» **GIVEN RECORDS**:
+ + + + + + +
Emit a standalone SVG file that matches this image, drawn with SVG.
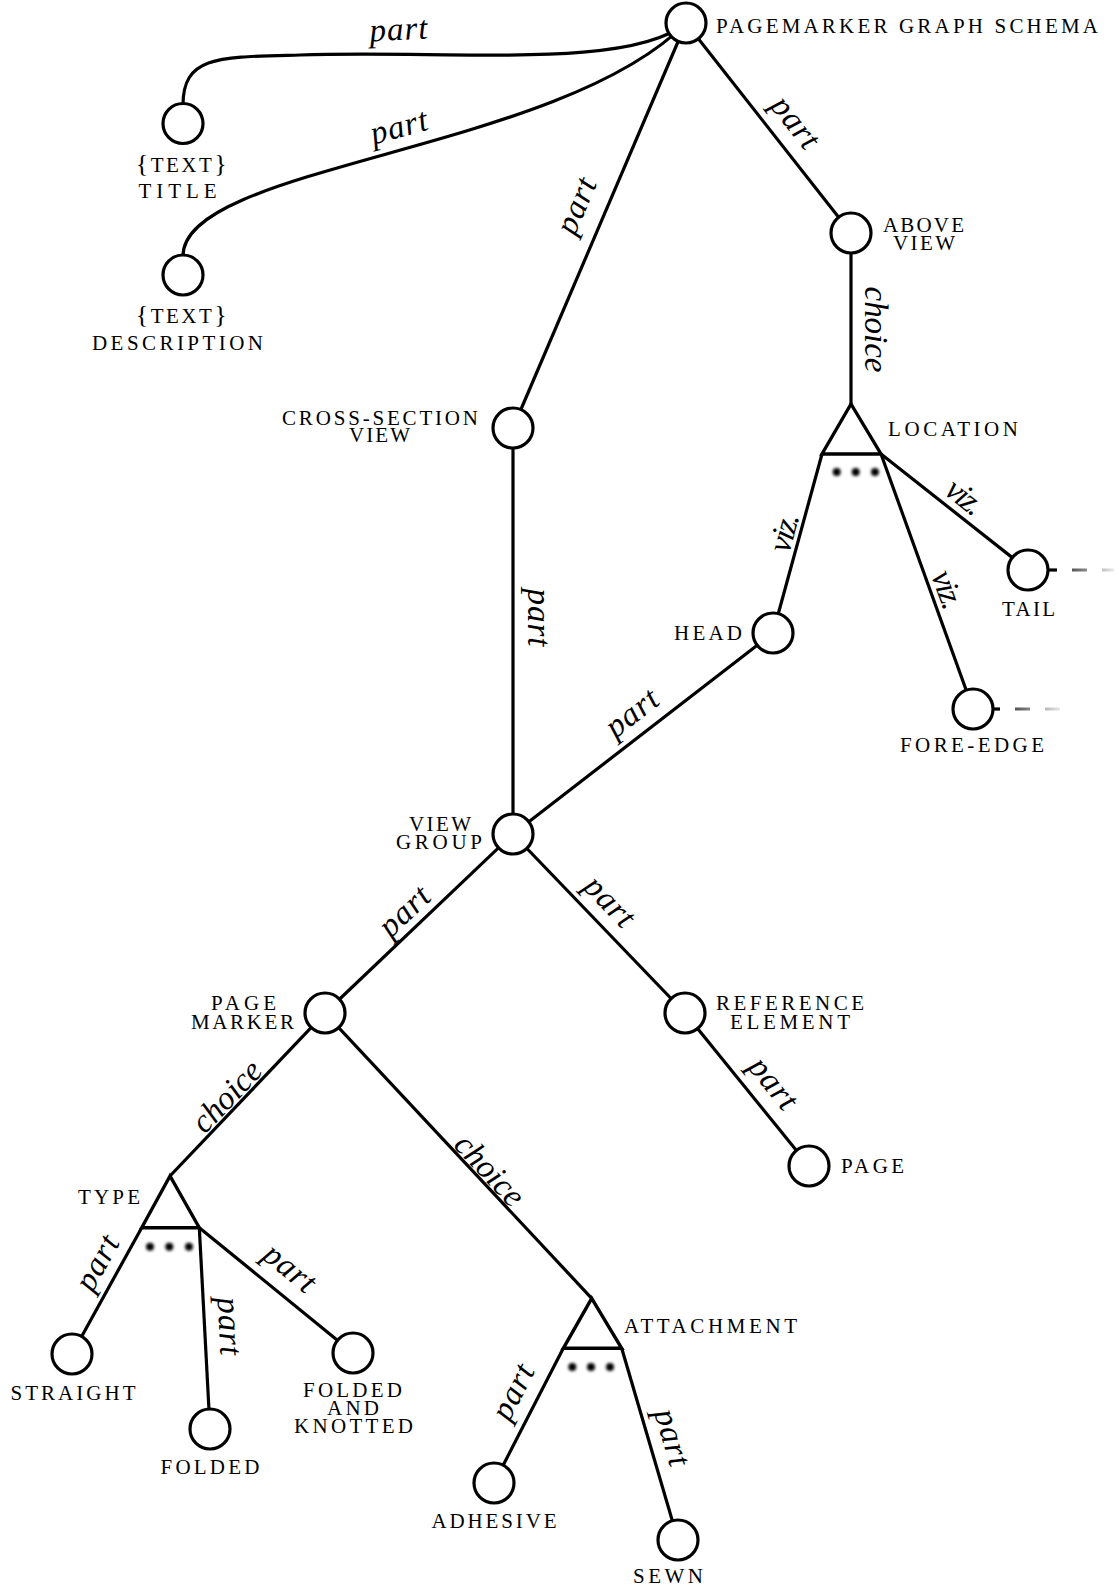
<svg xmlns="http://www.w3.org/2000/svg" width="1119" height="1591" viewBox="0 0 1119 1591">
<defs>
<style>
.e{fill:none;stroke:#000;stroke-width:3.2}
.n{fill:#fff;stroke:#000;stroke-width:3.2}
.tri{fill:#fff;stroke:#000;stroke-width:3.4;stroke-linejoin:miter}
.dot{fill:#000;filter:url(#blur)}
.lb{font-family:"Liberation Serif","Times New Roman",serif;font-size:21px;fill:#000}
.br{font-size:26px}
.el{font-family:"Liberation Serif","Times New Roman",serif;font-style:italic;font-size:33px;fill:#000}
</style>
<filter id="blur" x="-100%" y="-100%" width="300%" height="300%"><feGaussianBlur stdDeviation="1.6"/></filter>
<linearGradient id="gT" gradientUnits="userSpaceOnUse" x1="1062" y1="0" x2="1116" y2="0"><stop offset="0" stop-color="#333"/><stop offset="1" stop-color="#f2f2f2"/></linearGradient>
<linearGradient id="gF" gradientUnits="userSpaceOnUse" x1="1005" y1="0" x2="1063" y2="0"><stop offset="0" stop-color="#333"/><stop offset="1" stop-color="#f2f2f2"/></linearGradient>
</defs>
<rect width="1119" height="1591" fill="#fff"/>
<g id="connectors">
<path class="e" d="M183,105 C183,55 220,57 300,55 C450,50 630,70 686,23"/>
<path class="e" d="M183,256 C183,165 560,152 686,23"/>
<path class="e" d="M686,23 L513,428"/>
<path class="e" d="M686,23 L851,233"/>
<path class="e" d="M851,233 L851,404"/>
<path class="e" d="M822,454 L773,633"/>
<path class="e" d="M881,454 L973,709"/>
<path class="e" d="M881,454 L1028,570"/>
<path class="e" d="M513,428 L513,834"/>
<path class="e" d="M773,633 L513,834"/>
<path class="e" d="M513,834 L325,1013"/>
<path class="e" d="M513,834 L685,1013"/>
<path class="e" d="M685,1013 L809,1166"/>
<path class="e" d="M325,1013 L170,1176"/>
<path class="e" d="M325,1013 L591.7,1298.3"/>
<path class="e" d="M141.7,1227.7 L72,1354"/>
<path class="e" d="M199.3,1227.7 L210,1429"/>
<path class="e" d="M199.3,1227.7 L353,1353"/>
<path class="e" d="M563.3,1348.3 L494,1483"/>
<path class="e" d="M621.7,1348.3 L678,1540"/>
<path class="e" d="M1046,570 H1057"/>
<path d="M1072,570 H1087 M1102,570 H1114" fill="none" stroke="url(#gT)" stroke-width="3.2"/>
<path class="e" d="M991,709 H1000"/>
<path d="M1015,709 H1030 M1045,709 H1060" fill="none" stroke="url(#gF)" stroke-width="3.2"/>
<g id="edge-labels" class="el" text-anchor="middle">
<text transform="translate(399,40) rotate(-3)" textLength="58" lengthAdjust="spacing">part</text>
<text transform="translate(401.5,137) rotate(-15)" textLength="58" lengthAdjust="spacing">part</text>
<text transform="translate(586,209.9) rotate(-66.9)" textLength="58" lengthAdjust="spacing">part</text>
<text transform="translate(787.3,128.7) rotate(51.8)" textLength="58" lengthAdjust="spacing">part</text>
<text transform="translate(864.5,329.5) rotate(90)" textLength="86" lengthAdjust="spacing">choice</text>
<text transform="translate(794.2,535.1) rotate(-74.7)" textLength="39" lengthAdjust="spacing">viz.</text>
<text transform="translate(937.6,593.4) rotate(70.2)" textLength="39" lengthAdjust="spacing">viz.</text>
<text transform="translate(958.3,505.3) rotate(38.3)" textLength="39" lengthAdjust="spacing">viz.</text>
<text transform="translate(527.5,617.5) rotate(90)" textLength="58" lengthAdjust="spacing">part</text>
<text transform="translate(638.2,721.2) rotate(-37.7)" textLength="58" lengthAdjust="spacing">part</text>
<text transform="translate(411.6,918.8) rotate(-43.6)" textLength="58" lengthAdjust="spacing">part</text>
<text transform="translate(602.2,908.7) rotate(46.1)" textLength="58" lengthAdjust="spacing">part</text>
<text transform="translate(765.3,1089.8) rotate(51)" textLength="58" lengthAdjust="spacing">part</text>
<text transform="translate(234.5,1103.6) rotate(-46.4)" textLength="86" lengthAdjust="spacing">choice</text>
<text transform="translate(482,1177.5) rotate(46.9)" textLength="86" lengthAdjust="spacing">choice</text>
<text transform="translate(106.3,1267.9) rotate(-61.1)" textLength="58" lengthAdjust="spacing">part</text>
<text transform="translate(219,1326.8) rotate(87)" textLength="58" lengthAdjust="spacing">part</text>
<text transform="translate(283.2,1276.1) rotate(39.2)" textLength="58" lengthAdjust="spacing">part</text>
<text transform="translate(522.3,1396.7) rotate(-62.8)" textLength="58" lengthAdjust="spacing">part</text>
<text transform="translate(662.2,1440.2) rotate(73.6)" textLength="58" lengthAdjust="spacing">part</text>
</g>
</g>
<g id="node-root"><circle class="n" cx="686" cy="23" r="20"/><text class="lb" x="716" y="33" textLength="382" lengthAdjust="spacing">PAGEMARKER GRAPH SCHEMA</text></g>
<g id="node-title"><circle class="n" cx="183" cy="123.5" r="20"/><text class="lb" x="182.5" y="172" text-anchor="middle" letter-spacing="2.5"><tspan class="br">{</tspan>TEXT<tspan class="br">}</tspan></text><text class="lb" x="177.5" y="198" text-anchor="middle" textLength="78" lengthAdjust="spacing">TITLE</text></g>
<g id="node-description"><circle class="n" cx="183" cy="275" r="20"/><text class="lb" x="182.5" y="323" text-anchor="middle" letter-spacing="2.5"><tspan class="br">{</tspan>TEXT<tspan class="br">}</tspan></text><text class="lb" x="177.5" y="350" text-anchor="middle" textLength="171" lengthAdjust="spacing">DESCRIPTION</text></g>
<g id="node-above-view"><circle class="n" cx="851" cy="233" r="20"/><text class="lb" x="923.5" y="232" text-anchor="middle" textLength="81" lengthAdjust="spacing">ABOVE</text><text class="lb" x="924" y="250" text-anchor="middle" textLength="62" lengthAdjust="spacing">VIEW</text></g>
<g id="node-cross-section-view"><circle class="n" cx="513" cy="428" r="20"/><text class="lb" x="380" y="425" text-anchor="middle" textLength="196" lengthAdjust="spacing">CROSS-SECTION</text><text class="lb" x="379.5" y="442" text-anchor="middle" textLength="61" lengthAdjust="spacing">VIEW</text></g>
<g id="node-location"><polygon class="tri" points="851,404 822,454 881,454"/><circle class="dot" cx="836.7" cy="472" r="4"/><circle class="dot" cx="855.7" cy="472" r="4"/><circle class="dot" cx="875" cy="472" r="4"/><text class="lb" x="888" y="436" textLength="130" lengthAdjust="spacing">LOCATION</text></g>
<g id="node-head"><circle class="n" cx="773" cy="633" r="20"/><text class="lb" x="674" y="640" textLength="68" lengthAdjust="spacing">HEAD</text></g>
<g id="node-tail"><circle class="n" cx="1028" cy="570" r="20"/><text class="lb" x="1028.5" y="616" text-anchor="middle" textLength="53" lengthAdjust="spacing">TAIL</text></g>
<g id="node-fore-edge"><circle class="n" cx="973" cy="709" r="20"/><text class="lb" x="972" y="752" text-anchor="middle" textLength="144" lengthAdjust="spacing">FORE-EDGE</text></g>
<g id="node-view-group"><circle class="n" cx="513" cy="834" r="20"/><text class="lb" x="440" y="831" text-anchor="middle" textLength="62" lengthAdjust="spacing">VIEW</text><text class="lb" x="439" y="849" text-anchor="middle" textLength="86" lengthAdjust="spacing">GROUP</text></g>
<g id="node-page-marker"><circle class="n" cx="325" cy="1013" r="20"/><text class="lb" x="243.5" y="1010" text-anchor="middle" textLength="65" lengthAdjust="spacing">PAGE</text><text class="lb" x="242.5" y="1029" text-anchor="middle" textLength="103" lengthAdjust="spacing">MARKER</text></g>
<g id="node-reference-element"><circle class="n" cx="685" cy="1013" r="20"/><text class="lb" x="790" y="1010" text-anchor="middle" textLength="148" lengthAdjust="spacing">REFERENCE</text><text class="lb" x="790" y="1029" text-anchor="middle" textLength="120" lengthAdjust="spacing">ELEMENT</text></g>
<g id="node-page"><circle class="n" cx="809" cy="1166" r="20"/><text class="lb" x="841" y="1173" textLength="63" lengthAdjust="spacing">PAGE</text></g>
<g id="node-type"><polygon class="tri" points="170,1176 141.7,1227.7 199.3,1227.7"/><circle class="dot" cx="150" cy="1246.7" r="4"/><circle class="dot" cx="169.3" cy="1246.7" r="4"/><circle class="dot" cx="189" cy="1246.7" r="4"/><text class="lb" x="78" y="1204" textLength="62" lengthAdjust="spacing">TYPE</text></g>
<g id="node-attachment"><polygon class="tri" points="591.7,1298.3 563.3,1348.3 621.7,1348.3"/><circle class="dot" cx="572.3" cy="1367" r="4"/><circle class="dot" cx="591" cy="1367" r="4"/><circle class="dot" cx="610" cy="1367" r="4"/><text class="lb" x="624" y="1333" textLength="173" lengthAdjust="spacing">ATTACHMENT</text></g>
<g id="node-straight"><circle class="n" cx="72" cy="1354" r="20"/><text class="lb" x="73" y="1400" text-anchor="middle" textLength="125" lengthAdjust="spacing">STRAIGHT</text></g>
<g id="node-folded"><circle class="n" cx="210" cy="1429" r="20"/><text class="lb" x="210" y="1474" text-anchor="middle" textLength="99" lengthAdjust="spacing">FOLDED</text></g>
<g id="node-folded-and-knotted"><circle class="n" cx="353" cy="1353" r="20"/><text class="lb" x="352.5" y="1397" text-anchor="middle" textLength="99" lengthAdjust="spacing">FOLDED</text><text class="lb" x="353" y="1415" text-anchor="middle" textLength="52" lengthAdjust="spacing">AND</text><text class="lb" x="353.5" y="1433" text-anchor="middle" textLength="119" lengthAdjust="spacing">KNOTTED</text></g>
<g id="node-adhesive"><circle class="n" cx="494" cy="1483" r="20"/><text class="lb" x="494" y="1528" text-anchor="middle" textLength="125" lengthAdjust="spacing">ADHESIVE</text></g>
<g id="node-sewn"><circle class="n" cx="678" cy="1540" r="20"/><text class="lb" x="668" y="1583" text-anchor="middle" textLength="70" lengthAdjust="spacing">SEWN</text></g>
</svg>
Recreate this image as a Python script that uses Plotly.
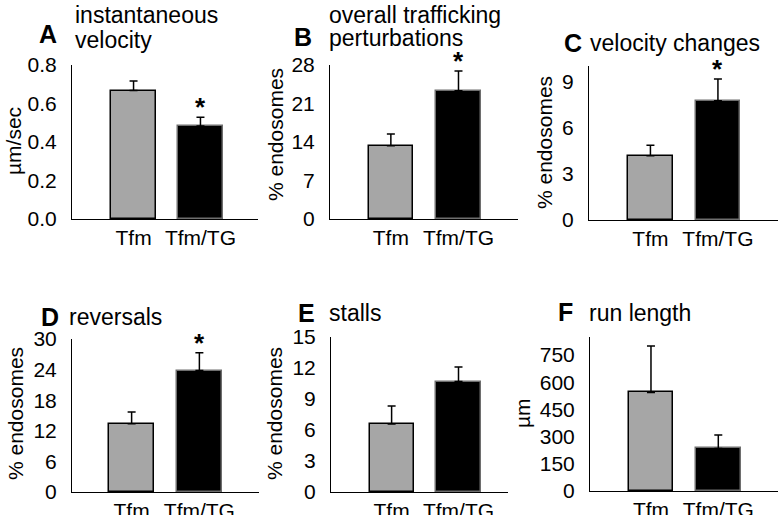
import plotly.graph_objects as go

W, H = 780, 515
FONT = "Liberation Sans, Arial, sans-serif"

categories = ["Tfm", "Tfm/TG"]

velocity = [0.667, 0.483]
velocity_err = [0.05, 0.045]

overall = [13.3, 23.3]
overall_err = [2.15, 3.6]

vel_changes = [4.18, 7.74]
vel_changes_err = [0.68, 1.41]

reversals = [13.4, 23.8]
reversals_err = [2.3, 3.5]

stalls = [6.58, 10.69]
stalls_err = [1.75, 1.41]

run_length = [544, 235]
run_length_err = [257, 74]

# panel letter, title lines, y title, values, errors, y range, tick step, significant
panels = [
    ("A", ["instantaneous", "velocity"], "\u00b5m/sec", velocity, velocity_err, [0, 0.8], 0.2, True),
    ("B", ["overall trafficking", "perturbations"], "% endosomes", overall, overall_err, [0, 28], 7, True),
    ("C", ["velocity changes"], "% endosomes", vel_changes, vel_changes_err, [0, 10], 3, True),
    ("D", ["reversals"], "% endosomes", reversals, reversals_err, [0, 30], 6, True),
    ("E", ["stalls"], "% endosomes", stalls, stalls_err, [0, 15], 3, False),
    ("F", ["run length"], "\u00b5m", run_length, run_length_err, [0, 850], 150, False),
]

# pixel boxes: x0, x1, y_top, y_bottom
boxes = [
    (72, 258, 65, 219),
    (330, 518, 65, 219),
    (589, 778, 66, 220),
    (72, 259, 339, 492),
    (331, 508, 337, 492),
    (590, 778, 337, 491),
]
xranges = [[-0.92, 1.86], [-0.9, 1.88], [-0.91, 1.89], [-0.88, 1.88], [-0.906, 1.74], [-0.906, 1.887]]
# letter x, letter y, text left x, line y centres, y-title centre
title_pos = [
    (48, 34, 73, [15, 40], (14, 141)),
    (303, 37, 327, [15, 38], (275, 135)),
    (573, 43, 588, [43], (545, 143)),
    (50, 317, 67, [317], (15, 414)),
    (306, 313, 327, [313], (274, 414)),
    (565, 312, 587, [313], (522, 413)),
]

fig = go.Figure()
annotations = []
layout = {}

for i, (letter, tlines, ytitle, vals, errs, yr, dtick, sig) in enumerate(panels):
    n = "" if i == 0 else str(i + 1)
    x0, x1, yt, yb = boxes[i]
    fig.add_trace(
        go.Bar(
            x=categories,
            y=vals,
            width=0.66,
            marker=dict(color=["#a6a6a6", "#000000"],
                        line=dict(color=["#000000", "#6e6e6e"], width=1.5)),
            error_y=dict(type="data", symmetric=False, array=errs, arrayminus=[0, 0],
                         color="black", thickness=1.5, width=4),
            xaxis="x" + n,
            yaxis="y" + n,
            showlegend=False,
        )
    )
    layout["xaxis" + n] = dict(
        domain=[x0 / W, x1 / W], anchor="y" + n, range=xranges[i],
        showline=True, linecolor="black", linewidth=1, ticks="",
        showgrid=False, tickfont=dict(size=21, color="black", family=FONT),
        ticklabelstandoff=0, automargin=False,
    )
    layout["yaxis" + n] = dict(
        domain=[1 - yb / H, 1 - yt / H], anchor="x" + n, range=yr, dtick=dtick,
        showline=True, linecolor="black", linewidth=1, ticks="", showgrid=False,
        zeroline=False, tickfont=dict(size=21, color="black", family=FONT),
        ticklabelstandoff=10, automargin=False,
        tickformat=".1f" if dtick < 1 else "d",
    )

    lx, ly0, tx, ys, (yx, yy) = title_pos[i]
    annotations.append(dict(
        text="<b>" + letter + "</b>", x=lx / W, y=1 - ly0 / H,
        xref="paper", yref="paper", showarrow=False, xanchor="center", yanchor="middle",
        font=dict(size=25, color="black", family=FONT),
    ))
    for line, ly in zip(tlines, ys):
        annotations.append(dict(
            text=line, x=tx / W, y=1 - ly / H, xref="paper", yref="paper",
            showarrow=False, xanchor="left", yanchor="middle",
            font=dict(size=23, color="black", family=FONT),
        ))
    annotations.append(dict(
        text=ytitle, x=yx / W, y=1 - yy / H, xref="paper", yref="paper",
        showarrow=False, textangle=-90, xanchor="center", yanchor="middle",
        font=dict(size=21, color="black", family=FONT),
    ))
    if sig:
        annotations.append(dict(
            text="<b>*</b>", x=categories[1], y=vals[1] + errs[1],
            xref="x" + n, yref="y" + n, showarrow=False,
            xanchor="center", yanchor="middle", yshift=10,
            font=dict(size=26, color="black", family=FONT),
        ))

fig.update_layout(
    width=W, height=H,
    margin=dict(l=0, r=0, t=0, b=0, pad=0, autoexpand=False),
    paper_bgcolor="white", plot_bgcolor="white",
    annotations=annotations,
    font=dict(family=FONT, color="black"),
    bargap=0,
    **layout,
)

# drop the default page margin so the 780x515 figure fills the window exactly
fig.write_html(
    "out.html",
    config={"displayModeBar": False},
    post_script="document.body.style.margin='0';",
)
+ + + + + + +
Find the word "that" and list each line it appears in.

» **TASK OUTPUT**:
Emit a standalone SVG file that matches this image, drawn with SVG.
Recreate this image as a Python script that uses Plotly.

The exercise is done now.